Supreme Court in the case
of Vijay Singh vs State Of U.P. (2012) 5 SCC 242, ruled
that in a civilized society governed by rule of law, the punishment not
prescribed under the statutory rules cannot be imposed. Principle enshrined in
Criminal Jurisprudence to this effect is prescribed in legal maxim nulla
poena sine lege which means that a
person should not be made to suffer penalty except for a clear breach of
existing law. A person cannot be tried for an alleged offence unless the
Legislature has made it punishable by law and it falls within the offence as
defined under Sections 40, 41 and 42 of
the Indian Penal Code, 1860, Section 2(n) of
Code of Criminal Procedure 1973, or Section 3(38) of
the General Clauses Act, 1897.
Some judges of
Supreme Court of India are the greatest violators of fundamental rights of the
citizens in India and some judges are acting against Indian Constitutional
mandate of Art. 14 of equality before law as can be seen from recent order
in contempt against Kunal Kamra his personal appearance is
dispensed without any reason on the contrary in the case against the Mr. Vilas
Athawale Assistant secretary of Maharashtra State assembly the personal
presence was insisted and he was compelled to travel from Mumbai to Delhi
despite there being seriously high patients of Covid 19 and risk of life. Even
on 26.11.2020 the CJI asked as to whether he is in Delhi. Due to such arbitrary
exercise of power by the Highest Court of the Country the Britain Court will
not accept the submission of the Indian government that the government
will protect the fundamental rights of Vijay Mallya.
During the extradition
hearing in a UK court, the judge
must be satisfied that if extradition would be disproportionate or would be
incompatible with the requested person’s human rights.

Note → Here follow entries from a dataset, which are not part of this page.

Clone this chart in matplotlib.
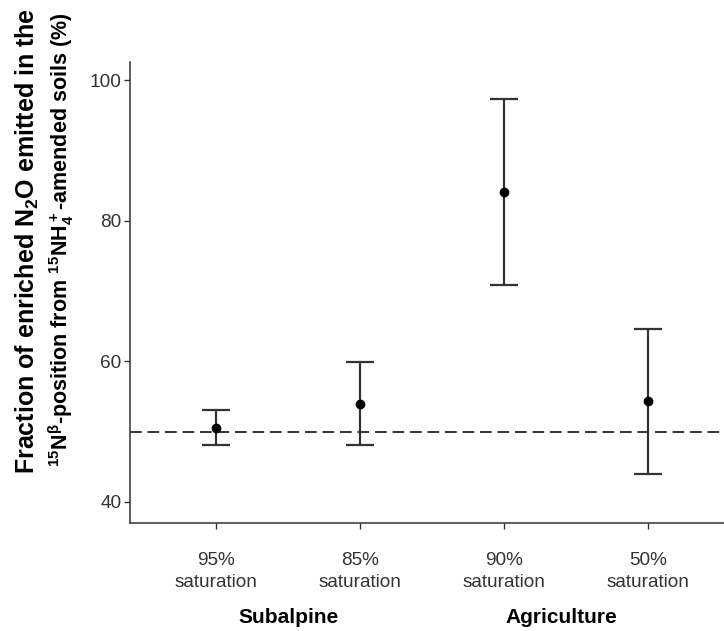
import numpy as np
import matplotlib
matplotlib.use("Agg")
import matplotlib.pyplot as plt

plt.rcParams['font.family'] = ['Liberation Sans', 'DejaVu Sans']
plt.rcParams['mathtext.default'] = 'regular'

# values
treatments = ['95%\nsaturation', '85%\nsaturation', '90%\nsaturation', '50%\nsaturation']
means = [50.5, 53.9, 84.1, 54.3]
upper = [53.1, 59.9, 97.4, 64.65]
lower = [48.05, 48.1, 70.8, 44.0]
groups = ['Subalpine', 'Agriculture']
group_pos = [1.5, 3.4]
reference = 50

x = np.arange(1, len(treatments) + 1)
m = np.array(means)
yerr = [m - np.array(lower), np.array(upper) - m]

fig = plt.figure(figsize=(7.24, 6.31), dpi=100)
ax = fig.add_axes([130 / 724, 1 - 523 / 631, 1 - 130 / 724, (523 - 62) / 631])

ax.axhline(reference, color='#333333', lw=1.4, dashes=[6, 3], zorder=1)
ax.errorbar(x, m, yerr=yerr, fmt='o', color='black', ms=6,
            ecolor='#333333', elinewidth=1.6, capsize=10, capthick=1.6, zorder=3)

ax.set_xlim(0.4, 4.53)
ax.set_ylim(37.0, 102.6)
ax.set_yticks([40, 60, 80, 100])
ax.set_xticks(x)
ax.set_xticklabels(treatments, linespacing=1.35)

for s in ['top', 'right']:
    ax.spines[s].set_visible(False)
for s in ['left', 'bottom']:
    ax.spines[s].set_color('#333333')
    ax.spines[s].set_linewidth(1.1)
ax.tick_params(axis='both', colors='#333333', labelcolor='#333333',
               labelsize=13.7, length=4, width=1)
ax.tick_params(axis='x', pad=17)
ax.tick_params(axis='y', pad=2)

for g, gx in zip(groups, group_pos):
    ax.text(gx, -0.206, g, transform=ax.get_xaxis_transform(),
            ha='center', va='center', fontsize=15, fontweight='bold')

fig.text(35 / 724, 1 - 241 / 631, r'Fraction of enriched N$_2$O emitted in the',
         rotation=90, rotation_mode='anchor', ha='center', va='baseline',
         fontsize=18, fontweight='bold')
fig.text(68 / 724, 1 - 240 / 631,
         r'$^{15}$N$^{\beta}$-position from $^{15}$NH$_4^+$-amended soils (%)',
         rotation=90, rotation_mode='anchor', ha='center', va='baseline',
         fontsize=15.5, fontweight='bold')

fig.savefig('out.png', dpi=100)
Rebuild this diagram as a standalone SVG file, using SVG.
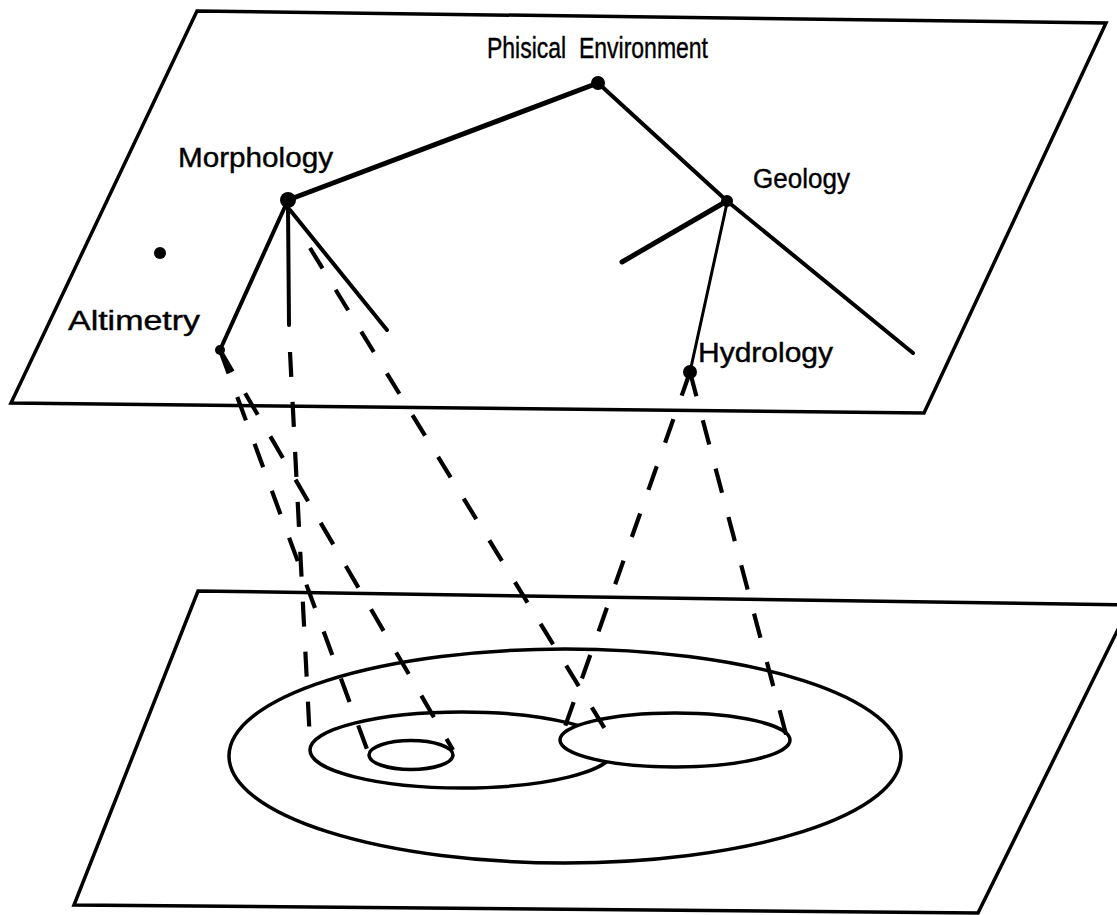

The UK will not extradite an
individual to India unless that individual is accused of an offence that would
be criminal under the laws of the UK as well as India and unless the offence is
serious enough that it attracts a sentence of one year. These are common
requirements - i.e. double criminality and minimum punishment - which are
included in most extradition treaties.
In June, India urged the UK not to
consider any request for asylum by Mallya as there appeared to be no ground for
his persecution in the country.
The Britain’s legal system is
biggest hurdle in the process with several checks and balances in the process
of extradition. India and the UK signed extradition treaty in 1992 and it
became effective in 1993.
At the same time the
unconstitutional and wrong approach of some Judges of Supreme Court of India is
also a major hurdle in extradition of Dr.Vijay Mallya.
Hope that the good
sence will prevail over Supreme Court Judges and Attorney General for India.